On the road~青山繁晴の道すがらエッセイ~

2011-07-17 10:30:45

補足し、訂正します

 テレビ大阪の放送の全部を確認し、「大阪府民」のかたが誤解された理由が分かりました。
 たかじんさんと、ぼくの話の交錯するところで、確かに「大阪の大隊が一番、弱かった」という、たかじんさんの言葉に、ぼくが「それは有名な話」と応じているようにしか聞こえない部分があります。

 ぼくは、あくまで「中国、フランス、そして朝鮮半島の人々は戦争が弱くて、それは個人主義による」という話の流れで、「それは有名な話」と付け加えています。
 スタジオでは「大阪の大隊が一番、弱かった」という、たかじんさんの発言は、ほとんど、ぼくに聞こえていません。
 何か言葉を挟まれるように、たかじんさんが発言された記憶は確実にありますが、内容は聞こえていません。

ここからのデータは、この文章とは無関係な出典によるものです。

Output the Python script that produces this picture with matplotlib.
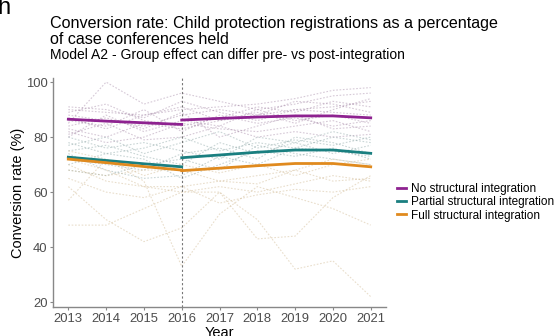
import matplotlib
matplotlib.use("Agg")
import matplotlib.pyplot as plt

plt.rcParams["font.family"] = ["Liberation Sans", "DejaVu Sans"]

years = [2013, 2014, 2015, 2016, 2017, 2018, 2019, 2020, 2021]
pre_years = years[:4]
post_years = years[3:]

groups = ["No structural integration", "Partial structural integration", "Full structural integration"]
group_colors = ["#8E2290", "#1A7F80", "#E08A1E"]
faint_colors = ["#9a7a9c", "#7d9a9a", "#c9ae80"]

# model fit per group, pre- and post-integration
fit_pre = {
    "No structural integration": [86.5, 85.8, 85.2, 84.6],
    "Partial structural integration": [72.7, 71.5, 70.3, 69.2],
    "Full structural integration": [72.0, 70.7, 69.3, 68.0],
}
fit_post = {
    "No structural integration": [86.2, 86.8, 87.3, 87.7, 87.7, 87.0],
    "Partial structural integration": [72.5, 73.5, 74.5, 75.3, 75.3, 74.1],
    "Full structural integration": [67.8, 68.7, 69.6, 70.4, 70.4, 69.2],
}

# individual area trajectories (observed), 2013-2021
areas_none = [
    [90, 89, 88, 90, 91, 92, 94, 97, 98],
    [85, 100, 92, 96, 93, 90, 92, 95, 96],
    [88, 86, 84, 88, 90, 88, 93, 92, 89],
    [83, 80, 85, 83, 86, 88, 90, 91, 93],
    [80, 88, 82, 86, 84, 90, 86, 88, 85],
    [91, 90, 87, 93, 89, 86, 90, 89, 88],
    [86, 84, 90, 82, 88, 85, 87, 84, 86],
    [82, 78, 80, 85, 83, 82, 84, 86, 82],
    [89, 92, 86, 84, 87, 91, 89, 93, 91],
    [84, 87, 83, 89, 80, 84, 88, 83, 84],
    [87, 83, 88, 91, 86, 89, 85, 90, 94],
    [81, 85, 79, 80, 84, 80, 82, 80, 81],
]
areas_partial = [
    [78, 74, 76, 80, 75, 78, 76, 80, 78],
    [72, 70, 68, 74, 76, 72, 80, 78, 74],
    [70, 74, 72, 65, 70, 75, 73, 76, 72],
    [75, 77, 73, 70, 78, 74, 78, 74, 77],
    [68, 66, 70, 72, 68, 77, 74, 72, 70],
    [80, 76, 78, 75, 72, 80, 78, 82, 79],
    [74, 68, 65, 66, 73, 70, 76, 75, 73],
    [77, 80, 74, 78, 82, 76, 79, 77, 80],
]
areas_full = [
    [72, 68, 62, 62, 64, 66, 68, 72, 70],
    [70, 64, 62, 60, 60, 50, 32, 35, 22],
    [48, 48, 54, 60, 62, 60, 63, 66, 64],
    [62, 50, 42, 47, 60, 43, 44, 58, 66],
    [57, 72, 64, 33, 52, 62, 58, 54, 48],
    [68, 66, 68, 68, 64, 63, 68, 64, 65],
    [75, 72, 66, 70, 67, 70, 66, 70, 72],
    [65, 60, 58, 62, 56, 59, 61, 60, 62],
]
areas = [areas_none, areas_partial, areas_full]

fig = plt.figure(figsize=(5.6, 3.36), dpi=100)
ax = fig.add_axes([0.095, 0.086, 0.594, 0.682])

for series_list, color in zip(areas, faint_colors):
    for vals in series_list:
        ax.plot(years, vals, color=color, alpha=0.4, linewidth=0.8,
                linestyle=(0, (1.5, 1.5)), zorder=1)

ax.axvline(2016, color="#777777", linewidth=0.8, linestyle=(0, (2, 2)), zorder=2)

for name, color in zip(groups, group_colors):
    ax.plot(pre_years, fit_pre[name], color=color, linewidth=2.0, zorder=3)
    ax.plot(post_years, fit_post[name], color=color, linewidth=2.0, zorder=3, label=name)

ax.set_xlim(2012.6, 2021.4)
ax.set_ylim(18.2, 101.5)
ax.set_xticks(years)
ax.set_yticks([20, 40, 60, 80, 100])
for side in ["top", "right"]:
    ax.spines[side].set_visible(False)
for side in ["left", "bottom"]:
    ax.spines[side].set_color("#888888")
    ax.spines[side].set_linewidth(1.0)
ax.tick_params(colors="#888888", labelcolor="#4d4d4d", labelsize=9.4, length=2.5, width=0.8, pad=1.5)
ax.set_xlabel("Year", fontsize=10.5, labelpad=1)
ax.set_ylabel("Conversion rate (%)", fontsize=10.5, labelpad=1)

ax.legend(loc="center left", bbox_to_anchor=(1.035, 0.457), frameon=False,
          fontsize=8.5, handlelength=0.68, handletextpad=0.5, labelspacing=0.1,
          borderpad=0, borderaxespad=0)

fig.text(-0.004, 0.958, "h", fontsize=17, va="baseline", ha="left")
fig.text(0.089, 0.9167, "Conversion rate: Child protection registrations as a percentage",
         fontsize=11.6, va="baseline", ha="left")
fig.text(0.089, 0.869, "of case conferences held",
         fontsize=11.6, va="baseline", ha="left")
fig.text(0.089, 0.8244, "Model A2 - Group effect can differ pre- vs post-integration",
         fontsize=10.0, va="baseline", ha="left")

fig.savefig("out.png", dpi=100)
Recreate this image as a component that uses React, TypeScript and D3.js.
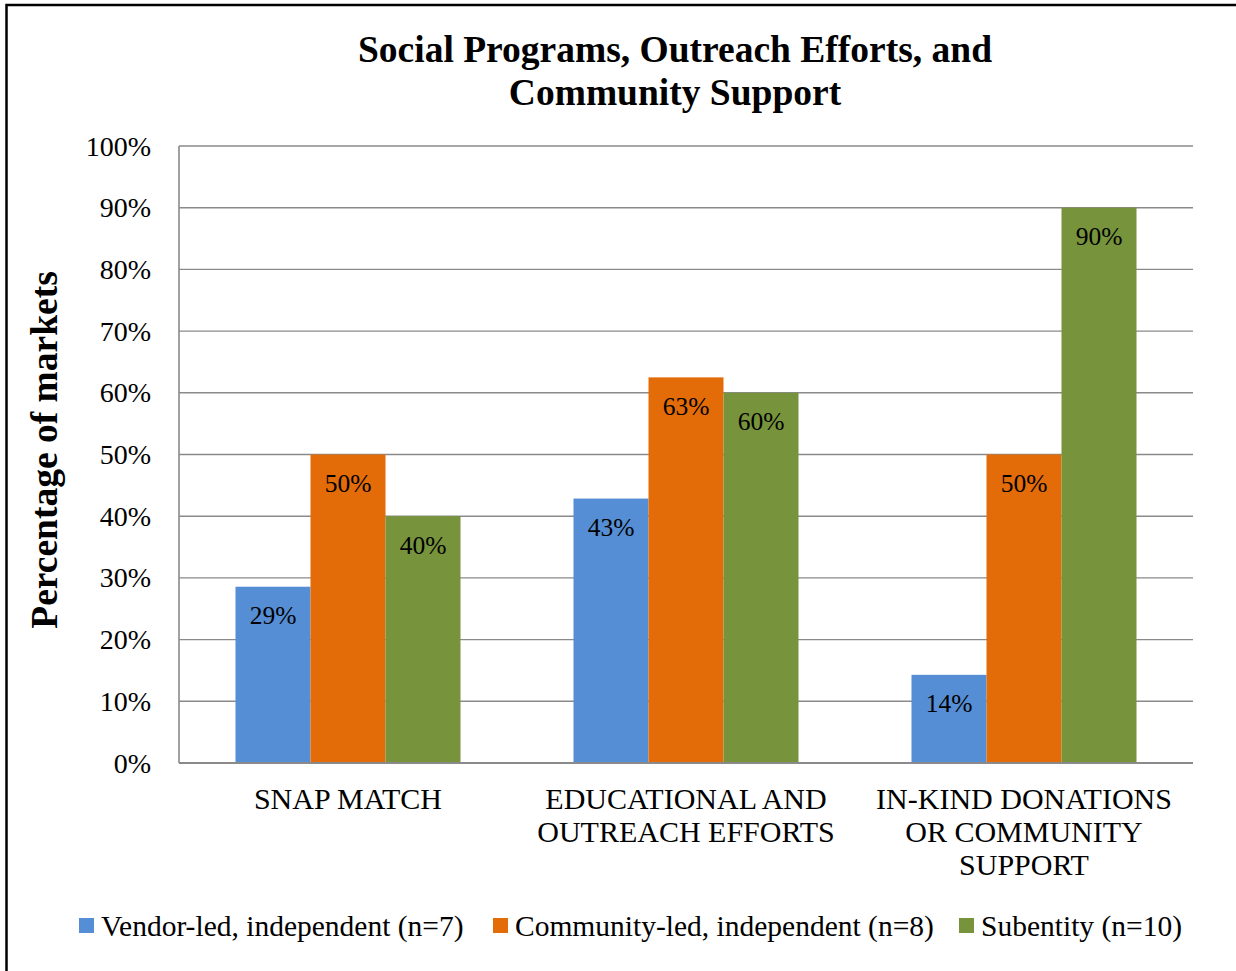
import React from "react";
import * as d3 from "d3";

const categories: string[][] = [
  ["SNAP MATCH"],
  ["EDUCATIONAL AND", "OUTREACH EFFORTS"],
  ["IN-KIND DONATIONS", "OR COMMUNITY", "SUPPORT"],
];
const seriesNames = [
  "Vendor-led, independent (n=7)",
  "Community-led, independent (n=8)",
  "Subentity (n=10)",
];
const vendorLed = [0.2857, 0.4286, 0.1429];
const communityLed = [0.5, 0.625, 0.5];
const subentity = [0.4, 0.6, 0.9];
const seriesColors = ["#558ED5", "#E36C09", "#77933C"];
const yTicks = [0, 0.1, 0.2, 0.3, 0.4, 0.5, 0.6, 0.7, 0.8, 0.9, 1.0];
const titleLines = ["Social Programs, Outreach Efforts, and", "Community Support"];
const yTitle = "Percentage of markets";

const W = 1236;
const H = 971;
const FONT = "'Times New Roman', 'Liberation Serif', serif";

export default function App() {
  const left = 179, right = 1193, top = 146, bottom = 763;
  const series = [vendorLed, communityLed, subentity];
  const x0 = d3
    .scaleBand<number>()
    .domain(categories.map((_, i) => i))
    .range([left, right])
    .paddingInner(113 / 338)
    .paddingOuter(56.5 / 338);
  const x1 = d3
    .scaleBand<number>()
    .domain(series.map((_, i) => i))
    .range([0, x0.bandwidth()]);
  const y = d3.scaleLinear().domain([0, 1]).range([bottom, top]);
  const fmt = d3.format(".0%");
  const legendX = [79, 493, 959];

  return (
    <svg
      width={W}
      height={H}
      style={{ position: "absolute", left: 0, top: 0, background: "#fff" }}
      fontFamily={FONT}
    >
      <rect x={0} y={0} width={W} height={H} fill="#fff" />
      <rect x={6.5} y={5} width={W + 50} height={H + 50} fill="none" stroke="#000" strokeWidth={2.5} />

      {/* title */}
      {titleLines.map((t, i) => (
        <text key={i} x={675} y={62 + i * 43} textAnchor="middle" fontSize={37.5} fontWeight="bold" fill="#000">
          {t}
        </text>
      ))}

      {/* gridlines */}
      {yTicks.map((t) => (
        <line key={t} x1={left} x2={right} y1={y(t)} y2={y(t)} stroke="#8a8a8a" strokeWidth={1.4} />
      ))}
      <line x1={left} x2={left} y1={top} y2={bottom} stroke="#8a8a8a" strokeWidth={1.6} />

      {/* y tick labels */}
      {yTicks.map((t) => (
        <text key={t} x={151} y={y(t) + 9.5} textAnchor="end" fontSize={28} fill="#000">
          {fmt(t)}
        </text>
      ))}

      {/* bars */}
      {categories.map((_, ci) =>
        series.map((s, si) => {
          const bx = (x0(ci) ?? 0) + (x1(si) ?? 0);
          const by = y(s[ci]);
          return (
            <g key={`${ci}-${si}`}>
              <rect x={bx} y={by} width={x1.bandwidth()} height={bottom - by} fill={seriesColors[si]} />
              <text x={bx + x1.bandwidth() / 2} y={by + 37.5} textAnchor="middle" fontSize={25.5} fill="#000">
                {fmt(s[ci])}
              </text>
            </g>
          );
        })
      )}
      <line x1={left} x2={right} y1={bottom} y2={bottom} stroke="#8a8a8a" strokeWidth={1.8} />

      {/* category labels */}
      {categories.map((lines, ci) =>
        lines.map((l, li) => (
          <text
            key={`${ci}-${li}`}
            x={(x0(ci) ?? 0) + x0.bandwidth() / 2}
            y={809 + li * 33}
            textAnchor="middle"
            fontSize={30}
            fill="#000"
          >
            {l}
          </text>
        ))
      )}

      {/* y axis title */}
      <text
        transform={`translate(57, 450) rotate(-90)`}
        textAnchor="middle"
        fontSize={37.5}
        fontWeight="bold"
        fill="#000"
      >
        {yTitle}
      </text>

      {/* legend */}
      {seriesNames.map((n, i) => (
        <g key={n}>
          <rect x={legendX[i]} y={918} width={15} height={15} fill={seriesColors[i]} />
          <text x={legendX[i] + 22} y={936} fontSize={29.5} fill="#000">
            {n}
          </text>
        </g>
      ))}
    </svg>
  );
}
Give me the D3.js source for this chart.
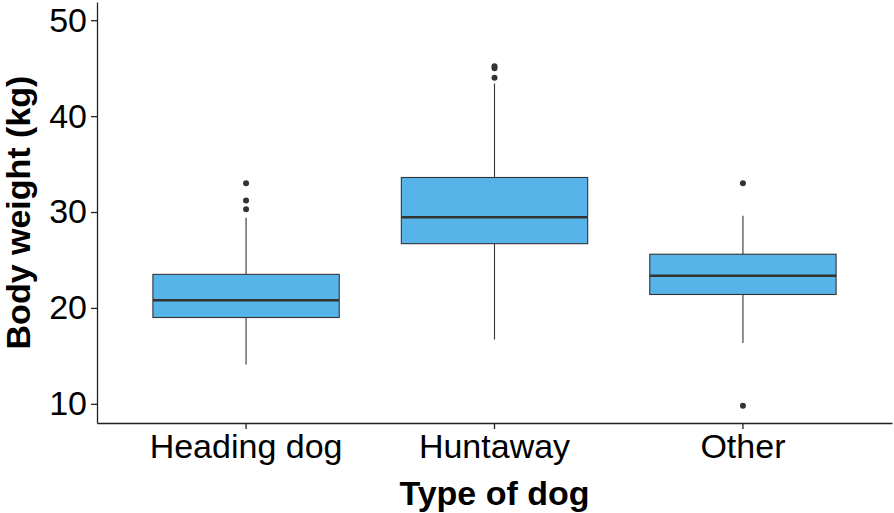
<!DOCTYPE html>
<html>
<head>
<meta charset="utf-8">
<script src="https://cdn.jsdelivr.net/npm/d3@7"></script>
<style>
  html, body { margin: 0; padding: 0; background: #fff; }
  svg { display: block; font-family: "Liberation Sans", Arial, sans-serif; }
</style>
</head>
<body>
<svg id="chart" width="894" height="513"></svg>
<script>
const categories = ["Heading dog", "Huntaway", "Other"];
const q1 = [19.0, 26.7, 21.4];
const median = [20.8, 29.45, 23.35];
const q3 = [23.5, 33.6, 25.6];
const whiskerLow = [14.1, 16.7, 16.35];
const whiskerHigh = [29.4, 43.4, 29.6];
const outliers = [[33.0, 31.2, 30.3], [45.2, 45.0, 44.0], [33.0, 9.8]];
const yTicks = [10, 20, 30, 40, 50];
const xTitle = "Type of dog";
const yTitle = "Body weight (kg)";

const svg = d3.select("#chart");
const margin = { left: 97, right: 2, top: 2, bottom: 90 };
const W = 894, H = 513;

const x = d3.scaleBand()
  .domain(categories)
  .range([margin.left, W - margin.right])
  .paddingInner(0)
  .paddingOuter(0.1);
const y = d3.scaleLinear()
  .domain([8.0, 51.9])
  .range([H - margin.bottom, margin.top]);

const boxW = x.step() * 0.75;
const boxes = categories.map((c, i) => ({
  cat: c, q1: q1[i], med: median[i], q3: q3[i],
  lo: whiskerLow[i], hi: whiskerHigh[i], out: outliers[i]
}));

const g = svg.append("g");
const cx = d => x(d.cat) + x.bandwidth() / 2;

// whiskers
g.selectAll("line.wh-up").data(boxes).join("line")
  .attr("class", "wh-up")
  .attr("x1", cx).attr("x2", cx)
  .attr("y1", d => y(d.q3)).attr("y2", d => y(d.hi))
  .attr("stroke", "#333").attr("stroke-width", 1.1);
g.selectAll("line.wh-lo").data(boxes).join("line")
  .attr("class", "wh-lo")
  .attr("x1", cx).attr("x2", cx)
  .attr("y1", d => y(d.q1)).attr("y2", d => y(d.lo))
  .attr("stroke", "#333").attr("stroke-width", 1.1);

// boxes
g.selectAll("rect.box").data(boxes).join("rect")
  .attr("class", "box")
  .attr("x", d => cx(d) - boxW / 2)
  .attr("width", boxW)
  .attr("y", d => y(d.q3))
  .attr("height", d => y(d.q1) - y(d.q3))
  .attr("fill", "#56B4E9")
  .attr("stroke", "#333").attr("stroke-width", 1.1);

// medians
g.selectAll("line.med").data(boxes).join("line")
  .attr("class", "med")
  .attr("x1", d => cx(d) - boxW / 2).attr("x2", d => cx(d) + boxW / 2)
  .attr("y1", d => y(d.med)).attr("y2", d => y(d.med))
  .attr("stroke", "#333").attr("stroke-width", 2.6);

// outliers
boxes.forEach(b => {
  g.selectAll(null).data(b.out).join("circle")
    .attr("cx", cx(b)).attr("cy", v => y(v)).attr("r", 3)
    .attr("fill", "#333");
});

// axes
const xAxis = svg.append("g")
  .attr("transform", `translate(0,${H - margin.bottom})`)
  .call(d3.axisBottom(x).tickSize(6).tickSizeOuter(0).tickPadding(5));
xAxis.select(".domain").attr("stroke", "#222").attr("stroke-width", 1.3);
xAxis.selectAll(".tick line").attr("stroke", "#222").attr("stroke-width", 1.3);
xAxis.selectAll(".tick text")
  .attr("font-size", 34).attr("fill", "#000")
  .attr("font-family", "Liberation Sans, Arial, sans-serif");

const yAxis = svg.append("g")
  .attr("transform", `translate(${margin.left},0)`)
  .call(d3.axisLeft(y).tickValues(yTicks).tickSize(6).tickSizeOuter(0).tickPadding(4));
yAxis.select(".domain").attr("stroke", "#222").attr("stroke-width", 1.3);
yAxis.selectAll(".tick line").attr("stroke", "#222").attr("stroke-width", 1.3);
yAxis.selectAll(".tick text")
  .attr("font-size", 34).attr("fill", "#000")
  .attr("font-family", "Liberation Sans, Arial, sans-serif");

// titles
svg.append("text")
  .attr("x", (margin.left + W - margin.right) / 2)
  .attr("y", 505)
  .attr("text-anchor", "middle")
  .attr("font-size", 34).attr("font-weight", "bold").attr("fill", "#000")
  .text(xTitle);

svg.append("text")
  .attr("transform", `translate(30,${(margin.top + H - margin.bottom) / 2}) rotate(-90)`)
  .attr("text-anchor", "middle")
  .attr("font-size", 34).attr("font-weight", "bold").attr("fill", "#000")
  .text(yTitle);
</script>
</body>
</html>
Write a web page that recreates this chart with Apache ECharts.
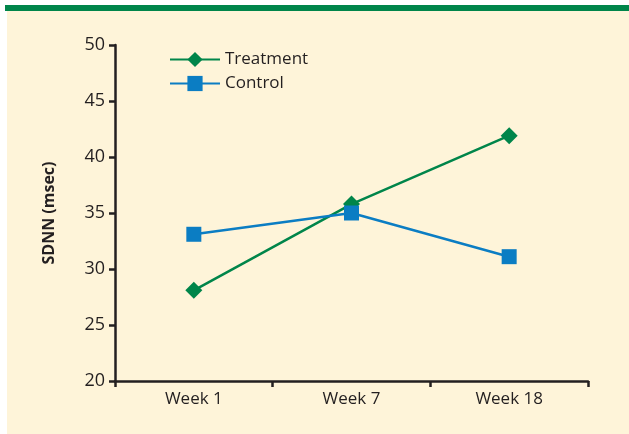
<!DOCTYPE html>
<html lang="en">
<head>
<meta charset="UTF-8">
<title>SDNN</title>
<script src="https://cdn.jsdelivr.net/npm/echarts@6/dist/echarts.min.js"></script>
<style>
  html, body { margin: 0; padding: 0; background: #fff; }
</style>
</head>
<body>
<div id="main" style="width:629px;height:434px;"></div>
<script type="text/javascript">
  var categories = ['Week 1', 'Week 7', 'Week 18'];
  var treatment = [28.1, 35.8, 41.9];
  var control = [33.1, 35.0, 31.1];

  var green = '#00854a';
  var blue = '#0b7dc3';
  var ink = '#231f20';
  var font = "'Liberation Sans Narrow', 'Open Sans', sans-serif";

  var myChart = echarts.init(document.getElementById('main'));

  myChart.setOption({
    animation: false,
    backgroundColor: '#fff',
    graphic: [
      // cream panel
      { type: 'rect', z: -10, shape: { x: 7, y: 5, width: 622, height: 429 }, style: { fill: '#fef4d9' } },
      // green top band
      { type: 'rect', z: -9, shape: { x: 5, y: 5, width: 624, height: 6 }, style: { fill: green } }
    ],
    legend: {
      orient: 'vertical',
      left: 164,
      top: 46,
      itemWidth: 50,
      itemHeight: 19,
      itemGap: 7,
      textStyle: { fontFamily: font, fontSize: 17, color: ink },
      data: ['Treatment', 'Control']
    },
    grid: { left: 115, right: 41, top: 45, bottom: 53 },
    xAxis: {
      type: 'category',
      data: categories,
      boundaryGap: true,
      axisLine: { lineStyle: { color: ink, width: 2.5 } },
      axisTick: { show: true, interval: 0, alignWithLabel: false, length: 6, lineStyle: { color: ink, width: 2.5 } },
      axisLabel: { color: ink, fontFamily: font, fontSize: 17, margin: 10 }
    },
    yAxis: {
      type: 'value',
      min: 20,
      max: 50,
      interval: 5,
      name: 'SDNN (msec)',
      nameLocation: 'middle',
      nameGap: 58,
      nameTextStyle: { color: ink, fontFamily: font, fontSize: 16, fontWeight: 'bold' },
      splitLine: { show: false },
      axisLine: { show: true, lineStyle: { color: ink, width: 2.5 } },
      axisTick: { show: true, length: 6, lineStyle: { color: ink, width: 2.5 } },
      axisLabel: { color: ink, fontFamily: font, fontSize: 18, margin: 10 }
    },
    series: [
      {
        name: 'Treatment',
        type: 'line',
        data: treatment,
        symbol: 'diamond',
        symbolSize: 17,
        itemStyle: { color: green },
        lineStyle: { color: green, width: 2.5 }
      },
      {
        name: 'Control',
        type: 'line',
        data: control,
        symbol: 'rect',
        symbolSize: 15,
        itemStyle: { color: blue },
        lineStyle: { color: blue, width: 2.5 }
      }
    ]
  });
</script>
</body>
</html>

「大阪府民」のかたの書き込みで、放送内容をすべて確認して、たかじんさんに、そうした発言があったことが、よく分かりました。
 あの番組は、生放送ではなく、収録して、それを繋いだりカットしたり、編集する番組です。
 番組に参加していたひとりひとりの音声は、個別マイクで拾われます。それが編集され再構成されると、実際のスタジオでのやりとりに参加していた者の受け止めとは大きく異なる場合があります。
 ぼくはふだん、自分の参加している放送を見ません。自分自身を見るのは、気持ち悪いから。

 しかし、今回は「大阪府民」のかたの名誉のためにも、編集後の放送を視てみて、「大阪府民」のかたのように誤解されるのも、まったく、やむを得ないと分かりました。
 ぼくの過去の発言をよく知るかた、あるいは、今回の放送で引っかかって調べられたかたなら、「あれ、この部分はおかしいな」と考えられるでしょうが、この放送だけをみると、誤解されても無理はありません。

 したがって「大阪府民」のハンドルネームのかたに、原因はありません。
 すべて、こちら側、ぼくやテレビ局の側に、原因があります。
 たかじんさんにも原因はありません。
 最終的には、スタジオで、ひとの発言をよく確認しなかったぼくにだけ、原因と、一切の責任があります。

 先の書き込みで「いったい何のことでしょうか。ぼくは決して、このようなことを申しませぬ」と記したことは変わりませんが、それは「大阪府民」のかたに原因があるのではなく、すべて、ぼくに原因があります。

「決めつけをなさる前に、決めつけて非難したり講釈される前に、せめて、すこしでもぼくのふだんの主張を調べていただきたいと願います。いまはネットもあるのですから」と、記したことも変わりません。
 しかし、あの放送の流れでは、むしろ「大阪府民」のかたの受け止めがふつうです。
 そこでとどまっても無理はなく、それ以上、調べてから話してほしいというのは、こちらの傲慢です。

 深くお詫びして、訂正します。

 難しいですね、収録してから編集するテレビ番組は…。
 しかし生放送で、ある程度の時間をとって話をさせてくれる番組は、当然ながら、オファーのある中ではごくごく限られます。
 生放送しか出ないということであれば、みなさんとお会いできる番組は、関西テレビの「スーパーニュース・アンカー」ぐらいしかなくなります。

 あぁー、テレビへの参加、特に、生放送ではなく収録・編集の番組はやめたいなぁ。
 しかし、それをやると、たとえば沖縄の盟友たちが「テレビに顔を出してくれないと、わたしたちが顔を見る機会がなくなる。関テレのアンカーは見られないのだから」と、いつもおっしゃることに背きます。
 つらいです。

 いずれにせよ、旧帝国陸軍のうち大阪出身者による部隊が「弱かった」という事実は、まったくないと考えます。
 逆に「強かった」という事例ならありますが、「弱かった」という史実はありません。
 たかじんさんは、大阪を深く、深く愛しているひとです。だからこそ揶揄する言葉も出るのでしょう。自虐のギャグが、印象深い、最高の持ち味でもあるのですから。
 そのうえで、大阪に司令部のあった帝国陸軍第四師団に属した連隊をはじめすべての部隊が「弱かった」という事実は一切ないと考えることを、責任を持って、ここに明記しておきます。

 すべての英霊に、胸中深くの敬愛を、常と同じく、遠くスコットランドの地から捧げます。